Assessing the Assessments
Watson, who formerly directed the Intergovernmental Panel on Climate Change (IPCC), the ongoing United Nations-led effort to document global warming, says that, in an effort to secure wide dissemination and acceptance, the MEA will borrow some of the techniques of the IPCC, whose massive periodic reports are written by a broad range of scientists. The MEA will, for example, be written and reviewed by 1,000-2,000 scientists, assuring wide scientific awareness of the product (the PAGE, by contrast, got almost no publicity). To further ensure acceptance, MEA organizers are talking with environment ministries, industry leaders, and international organizations such as the World Health Organization during the planning phase.
The carbon storage example points to one key hurdle of these assessments: the sheer complexity of global environmental problems. Carpenter says he hopes to deal with that complexity in the MEA without getting bogged down. "I intend to make hard-nosed, pragmatic decisions to keep complexity under control," he says. "You will leave some important things out, but you will actually get something done." For a project as ambitious as the MEA, he adds, "it would be disastrous to wallow in complexity and never develop a product."
William Clark, a professor of international science public policy at Harvard University's Belfer Center for Science and International Affairs, says rushing to judgment on large international scientific efforts such as the MEA is a mistake. After years of study of the effectiveness of similar efforts, he found that even the most influential reports tend to be less influential when considered by themselves. Ecosystem assessments, he says, should be seen as part of a long-term process that will go on to produce future reports and actions. He points to the highly influential IPCC, which has successfully positioned itself as the final authority on climate change but which initially got little notice outside the field.
Clark dismisses the idea that the MEA and future assessments like it will become just another global ecosystem report gathering dust on the shelves of scientists and policy makers. Cynics, of course, wonder whether these reports will really tell us about how to reallocate resources. Will they be dismissed as too ambitious or too complicated? Will they help in the inevitable political and economic battles over development and environment? And will the MEA, like its predecessor the PAGE, disappear from view as soon as it's finished?

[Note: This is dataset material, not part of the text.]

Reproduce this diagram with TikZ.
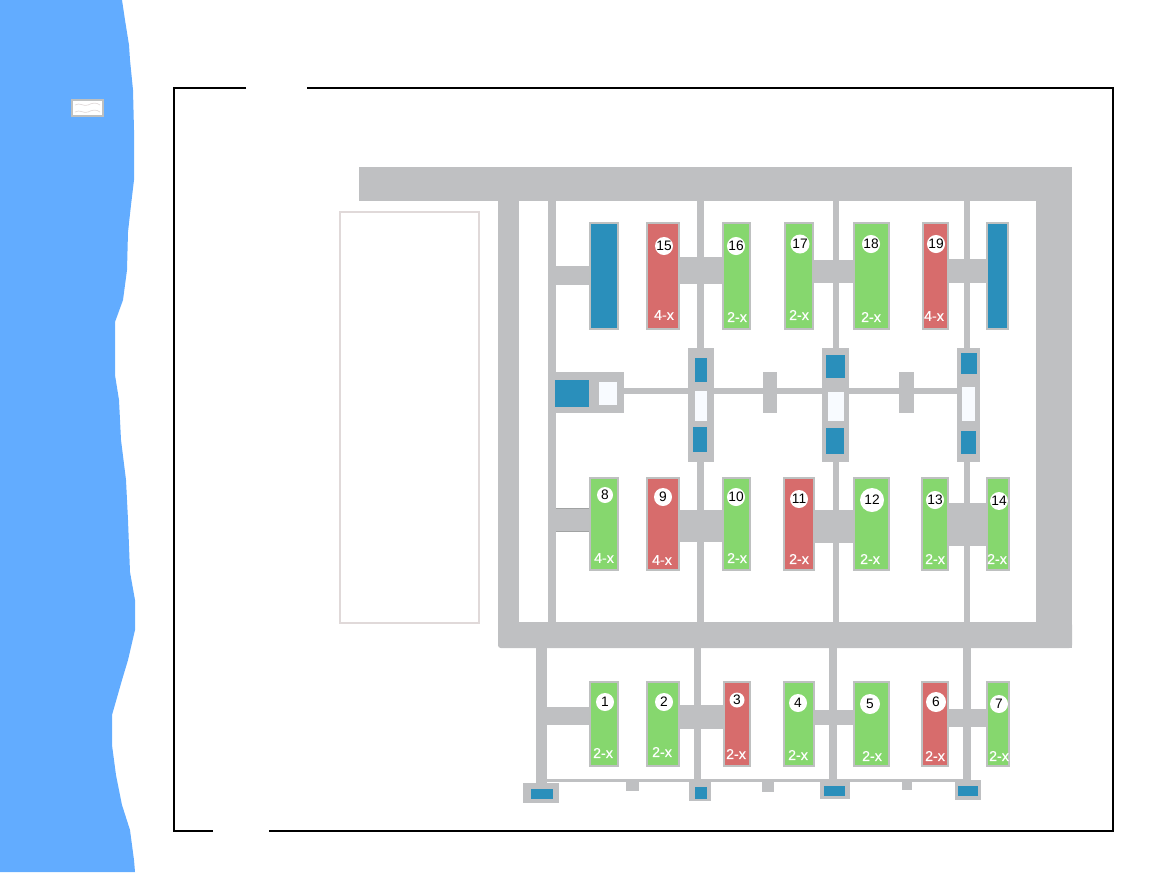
\documentclass[tikz,border=0pt]{standalone}
\usepackage{fontspec}
\setmainfont{Liberation Sans}
\newfontfamily\gradefont[FakeBold=0.35]{Liberation Sans}
\definecolor{sea}{HTML}{62ACFF}
\definecolor{road}{HTML}{BFC0C2}
\definecolor{mgreen}{HTML}{86D76E}
\definecolor{mred}{HTML}{D76C6C}
\definecolor{mblue}{HTML}{2A8FBB}
\definecolor{pale}{HTML}{F8FBFF}
\definecolor{plot}{HTML}{E0D9D9}
\definecolor{edge}{HTML}{BEC0C0}
\tikzset{
  machine/.style={draw=edge,line width=1.1pt},
  numdot/.style={circle,fill=white,draw=none,inner sep=0pt,text=black,font=\fontsize{10.3pt}{10.3pt}\selectfont},
  grade/.style={text=white,inner sep=0pt,font=\gradefont\fontsize{10.7pt}{10.7pt}\selectfont},
}
\begin{document}
\begin{tikzpicture}[x=0.75pt,y=-0.75pt]
\useasboundingbox (0,0) rectangle (1170,872);
% sea
\fill[sea] (0,0) -- (122,0) -- (125,20) -- (129,45) -- (130,60) -- (133,90) -- (134,130) -- (134,180) -- (131,205) -- (128,232) -- (127,270) -- (123,300) -- (115,322) -- (115,375) -- (119,400) -- (121,440) -- (126,480) -- (128,520) -- (130,572) -- (135,600) -- (135,630) -- (128,660) -- (122,680) -- (112,715) -- (112,745) -- (116,775) -- (122,805) -- (130,830) -- (134,860) -- (135,872) -- (0,872) -- cycle;
% legend
\draw[fill=white,draw=edge,line width=1.4pt] (72,100) rectangle (103,116);
\draw[plot,line width=0.5pt] (75,105) .. controls (80,102) and (84,107) .. (88,105) .. controls (92,103) and (96,102) .. (100,105);
\draw[plot,line width=0.5pt] (75,112) .. controls (80,109) and (84,114) .. (88,112) .. controls (92,110) and (96,109) .. (100,112);
% frame
\draw[black,line width=1.5pt] (246,88) -- (174,88) -- (174,831) -- (213,831);
\draw[black,line width=1.5pt] (307,88) -- (1113,88) -- (1113,831) -- (269,831);
% pale plot
\draw[plot,line width=1.4pt] (340,212) rectangle (479,623);
% main roads
\fill[road] (359,167) rectangle (1072,201);
\fill[road] (1036,201) rectangle (1072,648);
\fill[road,rounded corners=2pt] (498,622) rectangle (1072,648);
\fill[road] (498,201) rectangle (519,630);
\fill[road] (548,201) rectangle (556,622);
% upper verticals
\foreach \a/\b in {697/704,833/839,964/970}{
  \fill[road] (\a,201) rectangle (\b,350);
  \fill[road] (\a,460) rectangle (\b,622);
}
% lower verticals
\foreach \a/\b in {536/547,694/701,829/837,963/971}{
  \fill[road] (\a,648) rectangle (\b,785);
}
% thin lines
\fill[road] (547,779) rectangle (968,782);
\fill[road] (624,388) rectangle (958,394);
% small blocks
\foreach \a/\b/\c/\d in {626/639/782/791,762/774/782/792,902/912/782/790,763/777/372/413,899/914/372/413}{
  \fill[road] (\a,\c) rectangle (\b,\d);
}
% cross links
\foreach \a/\b/\c/\d in {547/589/707/725,680/723/705/729,815/853/710/725,949/986/709/727,
  556/589/508/532,680/722/510/542,815/853/510/543,949/986/503/546,
  556/589/266/285,680/722/257/284,814/853/260/283,949/986/259/283}{
  \fill[road] (\a,\c) rectangle (\b,\d);
}
\draw[edge!85!black,line width=0.5pt] (556,508.5) -- (589,508.5) (556,531.5) -- (589,531.5);
% end stations
\foreach \a/\b/\c/\d/\e/\f/\g/\h in {523/559/783/803/531/553/789/799,689/711/781/801/695/707/787/799,820/850/781/799/824/845/786/796,955/981/780/800/958/978/786/796}{
  \fill[road] (\a,\c) rectangle (\b,\d);
  \fill[mblue] (\e,\g) rectangle (\f,\h);
}
% central stations
\fill[road] (556,372) rectangle (624,413);
\fill[mblue] (555,380) rectangle (589,407);
\fill[pale] (599,382) rectangle (617,405);
\foreach \a/\b/\ta/\tb/\tc/\td/\wa/\wb/\wc/\wd/\ba/\bb/\bc/\bd in {
  688/714/695/707/358/382/695/707/391/421/693/707/427/452,
  822/849/826/845/355/378/828/844/392/421/826/844/428/454,
  957/980/961/977/353/374/962/975/387/421/961/976/431/454}{
  \fill[road] (\a,348) rectangle (\b,462);
  \fill[mblue] (\ta,\tc) rectangle (\tb,\td);
  \fill[pale] (\wa,\wc) rectangle (\wb,\wd);
  \fill[mblue] (\ba,\bc) rectangle (\bb,\bd);
}
% tall blue blocks
\foreach \a/\b in {589/619,986/1009}{
  \draw[machine,fill=mblue] (\a+1,223) rectangle (\b-1,329);
}
% machines: x1/x2/y1/y2/colour/number/cx/cy/r/grade/lx/ly
\foreach \xa/\xb/\ya/\yb/\col/\num/\cx/\cy/\r/\gr/\lx/\ly in {
  589/619/681/767/mgreen/1/605/702/9/2-x/603/753,
  646/680/681/767/mgreen/2/664/702/9/2-x/662/752,
  723/751/681/767/mred/3/737/700/7.5/2-x/736/754,
  783/815/681/767/mgreen/4/798/703/9/2-x/798/755,
  853/890/681/767/mgreen/5/870/704/10/2-x/872/756,
  921/949/681/767/mred/6/936/702/10/2-x/935/756,
  986/1010/681/767/mgreen/7/999/704/9/2-x/999/756,
  589/619/477/571/mgreen/8/605/495/8/4-x/604/558,
  646/680/477/571/mred/9/663/497/9/4-x/662/560,
  722/751/477/571/mgreen/10/736/497/8/2-x/737/558,
  783/815/477/571/mred/11/799/499/9/2-x/799/559,
  853/890/477/571/mgreen/12/872/500/12/2-x/870/559,
  921/949/477/571/mgreen/13/935/500/9/2-x/935/559,
  986/1010/477/571/mgreen/14/999/501/8/2-x/997/559,
  646/680/222/330/mred/15/664/246/9/4-x/664/315,
  722/751/222/330/mgreen/16/736/246/8/2-x/737/317,
  784/814/222/330/mgreen/17/800/244/9.5/2-x/799/315,
  853/890/222/330/mgreen/18/871/244/8.5/2-x/871/317,
  922/949/222/330/mred/19/936/244/7/4-x/934/316}{
  \draw[machine,fill=\col] (\xa+1,\ya+1) rectangle (\xb-1,\yb-1);
  \node[numdot,minimum size=2*\r*0.75pt] (m\num) at (\cx,\cy) {\num};
  \node[grade] (g\num) at (\lx,\ly) {\gr};
}
\end{tikzpicture}
\end{document}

Watson acknowledges the possibility of that happening, but says the MEA is determined to make its report count. The goal, he says, is "not to tell us that world ecosystems are falling apart--we know that--but to identify the underlying causes. It's not to have prescriptions, but to demonstrate what different choices will mean to meeting our needs for food, fiber, etc. The onus is on us that it's not just another book showing that we're going to hell in a handbasket."